= Minimax eversion =

In geometry, minimax eversions are a class of sphere eversions, constructed by using half-way models.

It is a variational method, and consists of special homotopies (they are shortest paths with respect to Willmore energy); contrast with Thurston's corrugations, which are generic.

The original method of half-way models was not optimal: the regular homotopies passed through the midway models, but the path from the round sphere to the midway model was constructed by hand, and was not gradient ascent/descent.

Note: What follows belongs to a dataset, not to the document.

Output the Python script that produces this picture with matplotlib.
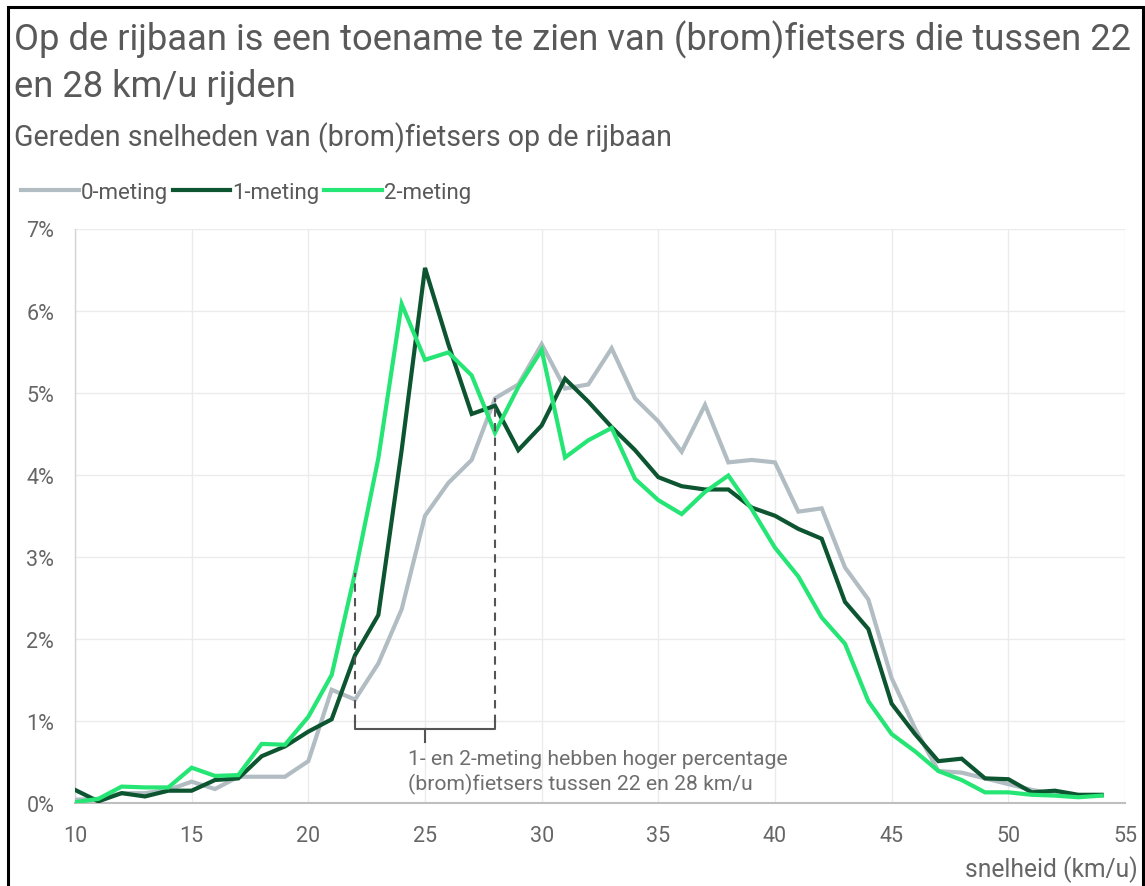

Eversions via half-way models are called tobacco-pouch eversions by Francis and Morin.

==Half-way models==
A half-way model is an immersion of the sphere $S^2$ in $\R^3$, which is so-called because it is the half-way point of a sphere eversion. This class of eversions has time symmetry: the first half of the regular homotopy goes from the standard round sphere to the half-way model, and the second half (which goes from the half-way model to the inside-out sphere) is the same process in reverse.

==Explanation==

Minimax sphere eversion; see the video's Wikimedia Commons page for a description of the video's contents

Rob Kusner proposed optimal eversions using the Willmore energy on the space of all immersions of the sphere $S^2$ in $\mathbf{R}^3$.
The round sphere and the inside-out round sphere are the unique global minima for Willmore energy, and a minimax eversion is a path connecting these by passing over a saddle point (like traveling between two valleys via a mountain pass).

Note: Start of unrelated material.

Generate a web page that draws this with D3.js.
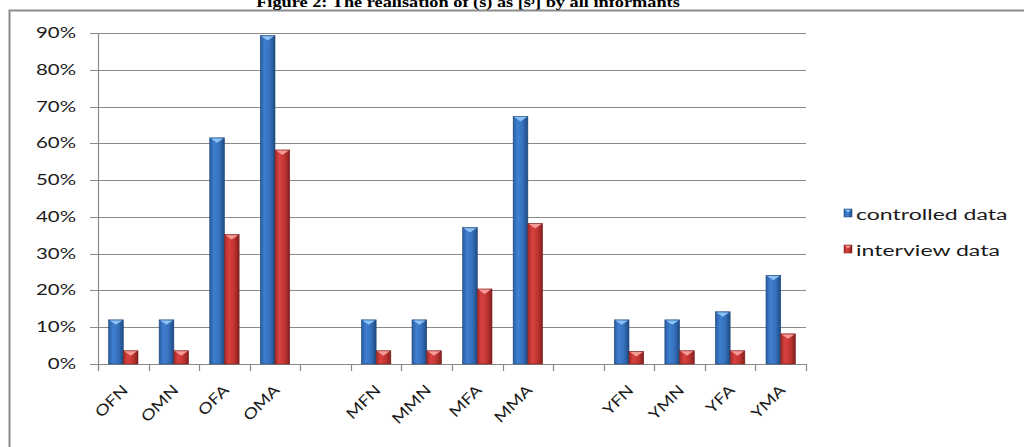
<!DOCTYPE html>
<html>
<head>
<meta charset="utf-8">
<script src="https://cdn.jsdelivr.net/npm/d3@7"></script>
<style>
  html, body { margin: 0; padding: 0; background: #ffffff; }
  svg { display: block; }
</style>
</head>
<body>
<svg id="chart" width="1024" height="447"></svg>
<script>
// Informant groups (blank entries separate the O / M / Y age groups)
const categories = ["OFN", "OMN", "OFA", "OMA", "", "MFN", "MMN", "MFA", "MMA", "", "YFN", "YMN", "YFA", "YMA"];
const seriesNames = ["controlled data", "interview data"];
const controlledData = [12, 12, 61.5, 89.3, null, 12, 12, 37.1, 67.3, null, 12, 12, 14.2, 24.1];
const interviewData = [3.6, 3.6, 35.2, 58.2, null, 3.6, 3.6, 20.4, 38.2, null, 3.4, 3.6, 3.6, 8.2];
const yTicks = [0, 10, 20, 30, 40, 50, 60, 70, 80, 90];
const titleMain = "Figure 2: The realisation of (s) as [s";
const titleSup = "j";
const titleEnd = "] by all informants";

const svg = d3.select("#chart");
const W = 1024, H = 447;
const textFont = "Lato, 'Open Sans', sans-serif";
const SX = 1.36; // horizontal stretch applied to upright text

const plot = { left: 98, right: 806, top: 33, bottom: 364 };

const x = d3.scaleBand()
  .domain(d3.range(categories.length))
  .range([plot.left, plot.right])
  .paddingInner(0).paddingOuter(0);

const xSeries = d3.scaleBand()
  .domain(seriesNames)
  .range([0, x.bandwidth()])
  .paddingInner(0).paddingOuter(0.72);

const y = d3.scaleLinear().domain([0, 90]).range([plot.bottom, plot.top]);

// Gradients for the bevelled bars
const defs = svg.append("defs");
const palette = {
  "controlled data": { stops: ["#2a5c9f", "#3f7fd0", "#3571bd", "#1f4a82"], cap: "#8cc3f4", edge: "#1d4679" },
  "interview data": { stops: ["#a52b29", "#d8423f", "#c13532", "#842020"], cap: "#f59a95", edge: "#7a1d1b" }
};
seriesNames.forEach((s, i) => {
  const g = defs.append("linearGradient").attr("id", "grad" + i)
    .attr("x1", "0%").attr("x2", "100%").attr("y1", "0%").attr("y2", "0%");
  const offs = [0, 0.3, 0.65, 1];
  palette[s].stops.forEach((c, k) => g.append("stop").attr("offset", offs[k]).attr("stop-color", c));
});

// Outer frame
svg.append("rect")
  .attr("x", 9.5).attr("y", 10.5)
  .attr("width", W + 20).attr("height", H + 20)
  .attr("fill", "none").attr("stroke", "#8c8c8c").attr("stroke-width", 2);

// Title, sitting just above the frame
const title = svg.append("g")
  .attr("transform", `translate(468,7) scale(1.22,1)`)
  .append("text")
  .attr("text-anchor", "middle")
  .attr("font-family", "'Liberation Serif', 'Times New Roman', serif")
  .attr("font-weight", "bold")
  .attr("font-size", 15)
  .attr("fill", "#000");
title.append("tspan").text(titleMain);
title.append("tspan").attr("dy", -5).attr("font-size", 10).text(titleSup);
title.append("tspan").attr("dy", 5).text(titleEnd);

// Horizontal gridlines
svg.append("g").selectAll("line")
  .data(yTicks)
  .join("line")
  .attr("x1", plot.left - 8).attr("x2", plot.right)
  .attr("y1", d => Math.round(y(d)) + 0.5).attr("y2", d => Math.round(y(d)) + 0.5)
  .attr("stroke", "#8a8a8a").attr("stroke-width", 1.2);

// Y axis line
svg.append("line")
  .attr("x1", plot.left + 0.5).attr("x2", plot.left + 0.5)
  .attr("y1", plot.top).attr("y2", plot.bottom + 7)
  .attr("stroke", "#8a8a8a").attr("stroke-width", 1.2);

// X axis tick marks at every category boundary
const boundaries = d3.range(categories.length + 1).map(i => plot.left + i * x.step());
svg.append("g").selectAll("line")
  .data(boundaries)
  .join("line")
  .attr("x1", d => Math.round(d) + 0.5).attr("x2", d => Math.round(d) + 0.5)
  .attr("y1", plot.bottom).attr("y2", plot.bottom + 7)
  .attr("stroke", "#8a8a8a").attr("stroke-width", 1.2);

// Y tick labels
svg.append("g").selectAll("g")
  .data(yTicks)
  .join("g")
  .attr("transform", d => `translate(76,${y(d) + 5}) scale(${SX},1)`)
  .append("text")
  .attr("text-anchor", "end")
  .attr("font-family", textFont)
  .attr("font-size", 15)
  .attr("fill", "#1a1a1a")
  .text(d => d3.format(".0%")(d / 100));

// Bars
const rows = categories.map((c, i) => ({ i, c, vals: [controlledData[i], interviewData[i]] }));
seriesNames.forEach((s, si) => {
  const data = rows.filter(r => r.vals[si] != null);
  const g = svg.append("g");
  g.selectAll("rect")
    .data(data)
    .join("rect")
    .attr("x", d => x(d.i) + xSeries(s))
    .attr("y", d => y(d.vals[si]))
    .attr("width", xSeries.bandwidth())
    .attr("height", d => plot.bottom - y(d.vals[si]))
    .attr("fill", `url(#grad${si})`)
    .attr("stroke", palette[s].edge)
    .attr("stroke-width", 0.6);
  // light bevel at the top of each bar
  g.selectAll("path")
    .data(data)
    .join("path")
    .attr("d", d => {
      const x0 = x(d.i) + xSeries(s), w = xSeries.bandwidth(), y0 = y(d.vals[si]);
      return `M${x0 + 1},${y0 + 0.6} L${x0 + w - 1},${y0 + 0.6} L${x0 + w / 2},${y0 + 5} Z`;
    })
    .attr("fill", palette[s].cap);
});

// X category labels, rotated 45 degrees
svg.append("g").selectAll("g")
  .data(rows.filter(r => r.c !== ""))
  .join("g")
  .attr("transform", d => `translate(${x(d.i) + x.bandwidth() / 2 + 5.5},391) rotate(-45) scale(1.22,1)`)
  .append("text")
  .attr("text-anchor", "end")
  .attr("font-family", textFont)
  .attr("font-size", 15)
  .attr("fill", "#1a1a1a")
  .text(d => d.c);

// Legend
const legend = svg.append("g");
seriesNames.forEach((s, si) => {
  const ly = 209 + si * 36;
  legend.append("rect")
    .attr("x", 844).attr("y", ly).attr("width", 8).attr("height", 8)
    .attr("fill", `url(#grad${si})`).attr("stroke", palette[s].edge).attr("stroke-width", 0.5);
  legend.append("path")
    .attr("d", `M845,${ly + 0.8} L851,${ly + 0.8} L848,${ly + 3.5} Z`)
    .attr("fill", palette[s].cap);
  legend.append("g")
    .attr("transform", `translate(856,${ly + 11}) scale(1.44,1)`)
    .append("text")
    .attr("font-family", textFont)
    .attr("font-size", 16)
    .attr("fill", "#1a1a1a")
    .text(s);
});
</script>
</body>
</html>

Kusner's half-way models are saddle points for Willmore energy, arising (according to a theorem of Bryant) from certain complete minimal surfaces in 3-space; the minimax eversions consist of gradient ascent from the round sphere to the half-way model, then gradient descent down (gradient descent for Willmore energy is called Willmore flow). More symmetrically, start at the half-way model; push in one direction and follow Willmore flow down to a round sphere; push in the opposite direction and follow Willmore flow down to the inside-out round sphere.

There are two families of half-way models (this observation is due to Francis and Morin):
- odd order: generalizing Boy's surface: 3-fold, 5-fold, etc., symmetry; half-way model is a double-covered projective plane (generically 2-1 immersed sphere).
- even order: generalizing Morin surface: 2-fold, 4-fold, etc., symmetry; half-way model is a generically 1-1 immersed sphere, and a twist by half a symmetry interchanges sheets of the sphere

==History==
The first explicit sphere eversion was by Shapiro and Phillips in the early 1960s, using Boy's surface as a half-way model. Later Morin discovered the Morin surface and used it to construct other sphere eversions. Kusner conceived the minimax eversions in the early 1980s: historical details.